╔══

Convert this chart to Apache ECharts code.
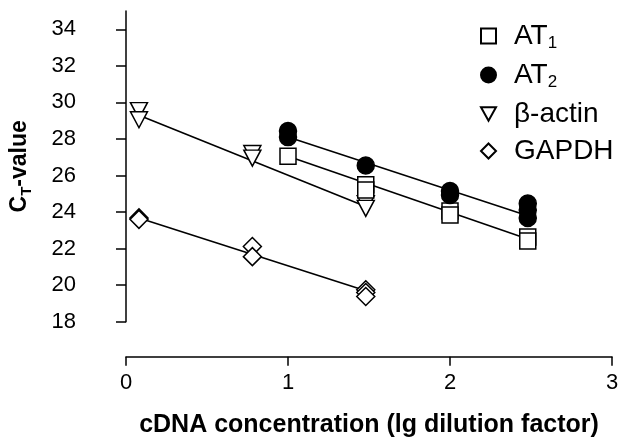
<!DOCTYPE html>
<html>
<head>
<meta charset="utf-8">
<script src="https://cdn.jsdelivr.net/npm/echarts@6/dist/echarts.min.js"></script>
<style>
  html, body { margin: 0; padding: 0; background: #fff; }
  #chart { width: 618px; height: 437px; }
</style>
</head>
<body>
<div id="chart"></div>
<script>
// axis ticks
var xTicks = [0, 1, 2, 3];
var yTicks = [18, 20, 22, 24, 26, 28, 30, 32, 34];

// measured points (x = lg dilution factor, y = CT value)
var at1X = [1.0, 1.48, 1.48, 2.0, 2.0, 2.48, 2.48];
var at1Y = [27.05, 25.5, 25.2, 24.06, 23.84, 22.64, 22.42];

var at2X = [1.0, 1.0, 1.48, 2.0, 2.0, 2.48, 2.48, 2.48];
var at2Y = [28.43, 28.1, 26.55, 25.15, 24.93, 24.47, 24.11, 23.68];

var actinX = [0.08, 0.08, 0.78, 0.78, 1.48, 1.48];
var actinY = [29.55, 29.05, 27.2, 26.95, 24.45, 24.2];

var gapdhX = [0.08, 0.08, 0.78, 0.78, 1.48, 1.48, 1.48];
var gapdhY = [23.68, 23.6, 22.11, 21.56, 19.75, 19.6, 19.38];

// regression lines (start, end)
var fitAT1X = [1.0, 2.48],   fitAT1Y = [27.05, 22.52];
var fitAT2X = [1.0, 2.48],   fitAT2Y = [28.1, 23.8];
var fitActinX = [0.08, 1.48], fitActinY = [29.3, 24.3];
var fitGapdhX = [0.08, 1.48], fitGapdhY = [23.67, 19.69];

var FONT = '"Liberation Sans", Arial, sans-serif';
var downTri = 'path://M0,0 L20,0 L10,18 Z';

function pairs(xs, ys) {
    return xs.map(function (x, i) { return [x, ys[i]]; });
}

function fitLine(xs, ys) {
    return {
        type: 'line',
        data: pairs(xs, ys),
        symbol: 'none',
        silent: true,
        z: 1,
        lineStyle: { color: '#000', width: 1.6 }
    };
}

function points(name, xs, ys, symbol, size, filled) {
    return {
        name: name,
        type: 'scatter',
        data: pairs(xs, ys),
        symbol: symbol,
        symbolSize: size,
        z: 3,
        itemStyle: {
            color: filled ? '#000' : '#fff',
            borderColor: '#000',
            borderWidth: 1.5,
            opacity: 1
        }
    };
}

var chart = echarts.init(document.getElementById('chart'));

var option = {
    animation: false,
    backgroundColor: '#fff',
    textStyle: { fontFamily: FONT, color: '#000' },
    grid: { left: 126, right: 6, top: 11, bottom: 115.3, outerBoundsMode: 'none' },
    legend: {
        orient: 'vertical',
        left: 475,
        top: 17,
        itemWidth: 15,
        itemHeight: 15,
        itemGap: 9,
        data: ['AT1', 'AT2', 'β-actin', 'GAPDH'],
        formatter: function (name) {
            if (name === 'AT1') return '{n|AT}{s|1}';
            if (name === 'AT2') return '{n|AT}{s|2}';
            return '{n|' + name + '}';
        },
        textStyle: {
            padding: [0, 0, 0, 13],
            rich: {
                n: { fontSize: 28, lineHeight: 32, fontFamily: FONT, color: '#000' },
                s: { fontSize: 17, lineHeight: 12, verticalAlign: 'bottom', fontFamily: FONT, color: '#000' }
            }
        }
    },
    xAxis: {
        type: 'value',
        min: 0,
        max: 3,
        interval: 1,
        offset: 35,
        name: 'cDNA concentration (lg dilution factor)',
        nameLocation: 'middle',
        nameGap: 56,
        nameTextStyle: { fontSize: 25, fontWeight: 'bold', fontFamily: FONT, color: '#000' },
        splitLine: { show: false },
        axisLine: { lineStyle: { color: '#000', width: 1.5 } },
        axisTick: { length: 9, lineStyle: { color: '#000', width: 1.5 } },
        axisLabel: {
            customValues: xTicks,
            margin: 15,
            fontSize: 22,
            fontFamily: FONT,
            color: '#000'
        }
    },
    yAxis: {
        type: 'value',
        min: 18,
        max: 35,
        interval: 2,
        offset: 35,
        name: '{b|C}{s|T}{b|-value}',
        nameLocation: 'middle',
        nameGap: 57,
        nameTextStyle: {
            rich: {
                b: { fontSize: 23, fontWeight: 'bold', lineHeight: 28, fontFamily: FONT, color: '#000' },
                s: { fontSize: 15, fontWeight: 'bold', lineHeight: 10, verticalAlign: 'bottom', fontFamily: FONT, color: '#000' }
            }
        },
        splitLine: { show: false },
        axisLine: { lineStyle: { color: '#000', width: 1.5 } },
        axisTick: { length: 10, customValues: yTicks, lineStyle: { color: '#000', width: 1.5 } },
        axisLabel: {
            customValues: yTicks,
            margin: 15,
            fontSize: 22,
            fontFamily: FONT,
            color: '#000'
        }
    },
    series: [
        fitLine(fitAT1X, fitAT1Y),
        fitLine(fitAT2X, fitAT2Y),
        fitLine(fitActinX, fitActinY),
        fitLine(fitGapdhX, fitGapdhY),
        points('β-actin', actinX, actinY, downTri, [17, 16], false),
        points('GAPDH', gapdhX, gapdhY, 'diamond', 18, false),
        points('AT1', at1X, at1Y, 'rect', 16, false),
        points('AT2', at2X, at2Y, 'circle', 17, true)
    ]
};

chart.setOption(option);
</script>
</body>
</html>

╚══

# WHAT IS BEING ASKED
Restate exactly, please, only the lines between the start of the data and the line containing "30, 32, 34];", both ends included, skipping the pictures.

# SOLUTION TO THIS EXERCISE
Convert this chart to Apache ECharts code.
<!DOCTYPE html>
<html>
<head>
<meta charset="utf-8">
<script src="https://cdn.jsdelivr.net/npm/echarts@6/dist/echarts.min.js"></script>
<style>
  html, body { margin: 0; padding: 0; background: #fff; }
  #chart { width: 618px; height: 437px; }
</style>
</head>
<body>
<div id="chart"></div>
<script>
// axis ticks
var xTicks = [0, 1, 2, 3];
var yTicks = [18, 20, 22, 24, 26, 28, 30, 32, 34];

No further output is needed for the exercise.